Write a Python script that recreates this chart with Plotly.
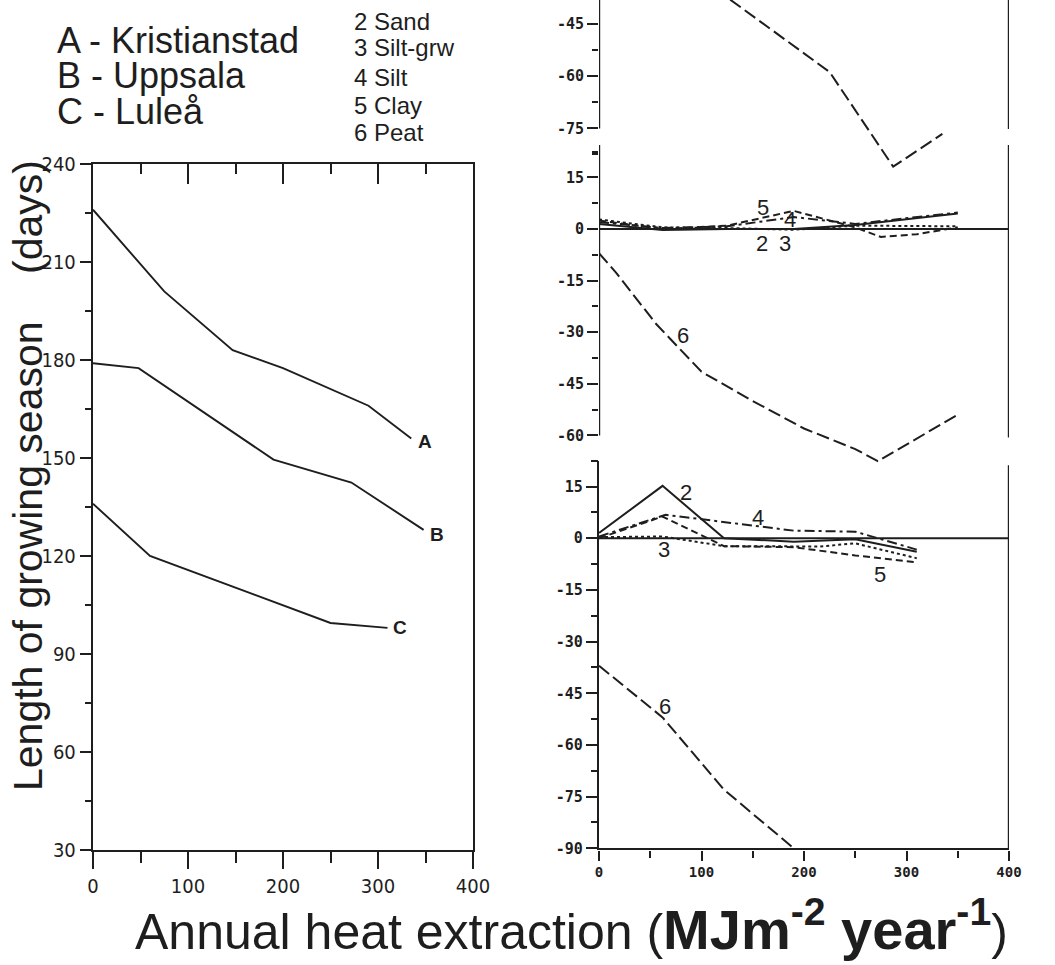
import plotly.graph_objects as go

# ---------------- data ----------------
# Left panel: length of growing season (days) vs annual heat extraction
A_x = [0, 75, 147, 200, 290, 335]
A_y = [226, 201, 183, 177.5, 166, 156]
B_x = [0, 48, 190, 272, 348]
B_y = [179, 177.5, 149.5, 142.5, 128]
C_x = [0, 60, 250, 310]
C_y = [136, 120, 99.5, 98]

# Right panels: change in growing season per soil type (days)
# Top panel (A - Kristianstad), only peat visible
A6_x = [128, 225, 287, 335]
A6_y = [-38, -58.8, -86, -76.6]

# Middle panel (B - Uppsala)
B2_x = [0, 62, 125, 190, 250, 350]
B2_y = [1.5, -0.3, 0, 0, 1.2, 4.5]
B3_x = [0, 62, 125, 190, 250, 350]
B3_y = [2.8, 0.5, 0.3, -0.2, 1.0, 0.8]
B4_x = [0, 62, 125, 190, 250, 350]
B4_y = [2.0, 0.3, 0.8, 3.5, 1.5, 4.8]
B5_x = [0, 62, 125, 190, 250, 275, 310, 350]
B5_y = [2.5, 0, 1, 5.3, 0.5, -2.3, -1.5, 0.5]
B6_x = [0, 17, 56, 100, 150, 200, 250, 272, 350]
B6_y = [-7, -12.8, -27.7, -41.5, -50, -58, -64, -67.5, -54]

# Bottom panel (C - Lulea)
C2_x = [0, 62, 122, 190, 250, 310]
C2_y = [1.5, 15.2, 0, -1, -0.3, -3.9]
C3_x = [0, 62, 122, 215, 250, 310]
C3_y = [0.3, 0.5, -2.3, -2.4, -1.5, -5.8]
C4_x = [0, 65, 190, 250, 310]
C4_y = [0.5, 6.8, 2.2, 1.9, -3.3]
C5_x = [0, 62, 122, 190, 250, 310]
C5_y = [0, 6.3, -2.3, -2.6, -5.0, -7.0]
C6_x = [0, 62, 122, 190]
C6_y = [-37, -52, -73, -90]

left_yticks = [30, 60, 90, 120, 150, 180, 210, 240]
left_yminor = [45, 75, 105, 135, 165, 195, 225]
x_ticks = [0, 100, 200, 300, 400]
x_minor = [50, 150, 250, 350]
right_ticks = [15, 0, -15, -30, -45, -60, -75, -90]
right_minor = [22.5, 7.5, -7.5, -22.5, -37.5, -52.5, -67.5, -82.5]

# ---------------- layout helpers ----------------
W, H = 1055, 965
def fx(px):
    return px / W
def fy(py):
    return (H - py) / H

INK = "#1e1e1e"
TXT = "Liberation Sans, Arial, sans-serif"
NARROW = "Liberation Sans Narrow, DejaVu Sans Condensed, sans-serif"
MONO = "DejaVu Sans Mono, Liberation Mono, monospace"

DASH = {"2": "solid", "3": "3px,3px", "4": "10px,4px,3px,4px", "5": "7px,4px", "6": "13px,5px"}

fig = go.Figure()

def add(x, y, xa, ya, dash, w=2.0):
    fig.add_trace(go.Scatter(x=x, y=y, mode="lines", xaxis=xa, yaxis=ya,
                             line=dict(color=INK, width=w, dash=dash),
                             hoverinfo="skip", showlegend=False))

# left panel
for xs, ys in [(A_x, A_y), (B_x, B_y), (C_x, C_y)]:
    add(xs, ys, "x", "y", "solid", 1.9)
# dummy trace so the top mirror axis is drawn
fig.add_trace(go.Scatter(x=[None], y=[None], mode="lines", xaxis="x5", yaxis="y",
                         showlegend=False, hoverinfo="skip"))

# top right panel
add(A6_x, A6_y, "x4", "y4", DASH["6"])
# middle right panel
add(B2_x, B2_y, "x3", "y3", DASH["2"])
add(B3_x, B3_y, "x3", "y3", DASH["3"])
add(B4_x, B4_y, "x3", "y3", DASH["4"])
add(B5_x, B5_y, "x3", "y3", DASH["5"])
add(B6_x, B6_y, "x3", "y3", DASH["6"])
# bottom right panel
add(C2_x, C2_y, "x2", "y2", DASH["2"])
add(C3_x, C3_y, "x2", "y2", DASH["3"])
add(C4_x, C4_y, "x2", "y2", DASH["4"])
add(C5_x, C5_y, "x2", "y2", DASH["5"])
add(C6_x, C6_y, "x2", "y2", DASH["6"])

LW = 2.4
left_dom_x = [fx(93), fx(473)]
right_dom_x = [fx(599), fx(1009)]

common_y_right = dict(
    tickmode="array", tickvals=right_ticks,
    ticktext=[str(v) for v in right_ticks],
    ticks="outside", ticklen=11, tickwidth=LW, tickcolor=INK,
    minor=dict(tickvals=right_minor, ticks="outside", ticklen=6, tickwidth=LW, tickcolor=INK, showgrid=False),
    showgrid=False, zeroline=False,
    tickfont=dict(family=MONO, size=15, color=INK, weight="bold"),
)

fig.update_layout(
    width=W, height=H,
    margin=dict(l=0, r=0, t=0, b=0, pad=0, autoexpand=False),
    paper_bgcolor="white", plot_bgcolor="rgba(0,0,0,0)",
    font=dict(family=TXT, color=INK),
    showlegend=False,
    xaxis=dict(domain=left_dom_x, range=[0, 400], anchor="y",
               tickmode="array", tickvals=x_ticks, ticks="outside", ticklen=17,
               tickwidth=LW, tickcolor=INK,
               minor=dict(tickvals=x_minor, ticks="outside", ticklen=11, tickwidth=LW, tickcolor=INK, showgrid=False),
               showline=True, linewidth=LW, linecolor=INK, showgrid=False, zeroline=False,
               tickfont=dict(family=NARROW, size=20, color=INK)),
    xaxis5=dict(domain=left_dom_x, range=[0, 400], anchor="y", overlaying="x", side="top",
                tickmode="array", tickvals=[100, 200, 300], ticks="inside", ticklen=20,
                tickwidth=LW, tickcolor=INK, showticklabels=False,
                minor=dict(tickvals=x_minor, ticks="inside", ticklen=10, tickwidth=LW, tickcolor=INK, showgrid=False),
                showline=True, linewidth=LW, linecolor=INK, showgrid=False, zeroline=False),
    yaxis=dict(domain=[fy(850), fy(164)], range=[30, 240], anchor="x",
               tickmode="array", tickvals=left_yticks, ticks="outside", ticklen=11,
               tickwidth=LW, tickcolor=INK,
               minor=dict(tickvals=left_yminor, ticks="outside", ticklen=6, tickwidth=LW, tickcolor=INK, showgrid=False),
               showline=True, mirror=True, linewidth=LW, linecolor=INK,
               showgrid=False, zeroline=False,
               tickfont=dict(family=NARROW, size=20, color=INK)),
    # bottom right
    xaxis2=dict(domain=right_dom_x, range=[0, 400], anchor="y2",
                tickmode="array", tickvals=x_ticks, ticks="outside", ticklen=10,
                tickwidth=LW, tickcolor=INK,
                minor=dict(tickvals=x_minor, ticks="outside", ticklen=7, tickwidth=LW, tickcolor=INK, showgrid=False),
                showline=True, linewidth=LW, linecolor=INK, showgrid=False, zeroline=False,
                tickfont=dict(family=MONO, size=14, color=INK, weight="bold")),
    yaxis2=dict(domain=[fy(848.3), fy(460.7)], range=[-90, 22.5], anchor="x2",
                showline=True, linewidth=LW, linecolor=INK, **common_y_right),
    # middle right
    xaxis3=dict(domain=right_dom_x, range=[0, 400], anchor="y3", visible=False),
    yaxis3=dict(domain=[fy(470), fy(145)], range=[-70.07, 24.45], anchor="x3",
                showline=False, **common_y_right),
    # top right
    xaxis4=dict(domain=right_dom_x, range=[0, 400], anchor="y4", visible=False),
    yaxis4=dict(domain=[fy(175), 1.0], range=[-88.4, -38.1], anchor="x4",
                showline=False, **common_y_right),
)

# axis lines / zero lines drawn in data coordinates
def vline(xref, yref, x, y0, y1):
    fig.add_shape(type="line", xref=xref, yref=yref, x0=x, x1=x, y0=y0, y1=y1,
                  line=dict(color=INK, width=LW))
def hline(xref, yref, y, x0=0, x1=400, w=1.9):
    fig.add_shape(type="line", xref=xref, yref=yref, x0=x0, x1=x1, y0=y, y1=y,
                  line=dict(color=INK, width=w))

vline("x4", "y4", 0, -75, -38.1)
vline("x4", "y4", 400, -75.2, -38.1)
vline("x3", "y3", 0, -60, 24.45)
vline("x3", "y3", 400, -60.6, 24.45)
hline("x3", "y3", 0)
vline("x2", "y2", 400, -90, 21.2)
hline("x2", "y2", 0)

# curve labels
def lab(text, xref, yref, x, y, size=22, bold=False):
    fig.add_annotation(text=("<b>%s</b>" % text) if bold else text, xref=xref, yref=yref,
                       x=x, y=y, showarrow=False, font=dict(family=TXT, size=size, color=INK),
                       xanchor="center", yanchor="middle")

lab("A", "x", "y", 349.5, 155, 19, True)
lab("B", "x", "y", 362, 126.5, 19, True)
lab("C", "x", "y", 323, 98, 19, True)

lab("5", "x3", "y3", 160, 6.4)
lab("4", "x3", "y3", 186, 2.7)
lab("2", "x3", "y3", 159, -4.2)
lab("3", "x3", "y3", 181.5, -4.2)
lab("6", "x3", "y3", 82, -31)

lab("2", "x2", "y2", 85, 13.3)
lab("4", "x2", "y2", 155, 6.0)
lab("3", "x2", "y2", 63.4, -3.2)
lab("5", "x2", "y2", 274, -10.5)
lab("6", "x2", "y2", 64.4, -48.7)

# legends (station list and soil list)
for txt, yc in [("A - Kristianstad", 40), ("B - Uppsala", 76), ("C - Luleå", 112)]:
    fig.add_annotation(text=txt, xref="paper", yref="paper", x=fx(55), y=fy(yc),
                       xanchor="left", yanchor="middle", showarrow=False,
                       font=dict(family=TXT, size=36, color=INK))
for txt, yc in [("2 Sand", 22), ("3 Silt-grw", 48), ("4 Silt", 77), ("5 Clay", 105), ("6 Peat", 133)]:
    fig.add_annotation(text=txt, xref="paper", yref="paper", x=fx(352), y=fy(yc),
                       xanchor="left", yanchor="middle", showarrow=False,
                       font=dict(family=TXT, size=24, color=INK))

# axis titles
fig.add_annotation(text="Length of growing season", xref="paper", yref="paper",
                   x=fx(28), y=fy(556), textangle=-90, showarrow=False,
                   xanchor="center", yanchor="middle",
                   font=dict(family=TXT, size=41, color=INK))
fig.add_annotation(text="(days)", xref="paper", yref="paper",
                   x=fx(28), y=fy(217), textangle=-90, showarrow=False,
                   xanchor="center", yanchor="middle",
                   font=dict(family=TXT, size=41, color=INK))
fig.add_annotation(text="Annual heat extraction (<b><span style='font-size:56px'>MJm<sup>-2</sup> year<sup>-1</sup></span></b>)",
                   xref="paper", yref="paper", x=fx(133), y=fy(925),
                   xanchor="left", yanchor="middle", showarrow=False,
                   font=dict(family=TXT, size=50, color=INK))

fig.write_html("out.html")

----------

_WHAT TO PRODUCE_. The lines from the top of the data above through the one holding "C_y = [136, 120, 99.5, 98]" are to be repeated exactly, and only those, with no pictures.

_TASK OUTPUT_.
Write a Python script that recreates this chart with Plotly.
import plotly.graph_objects as go

# ---------------- data ----------------
# Left panel: length of growing season (days) vs annual heat extraction
A_x = [0, 75, 147, 200, 290, 335]
A_y = [226, 201, 183, 177.5, 166, 156]
B_x = [0, 48, 190, 272, 348]
B_y = [179, 177.5, 149.5, 142.5, 128]
C_x = [0, 60, 250, 310]
C_y = [136, 120, 99.5, 98]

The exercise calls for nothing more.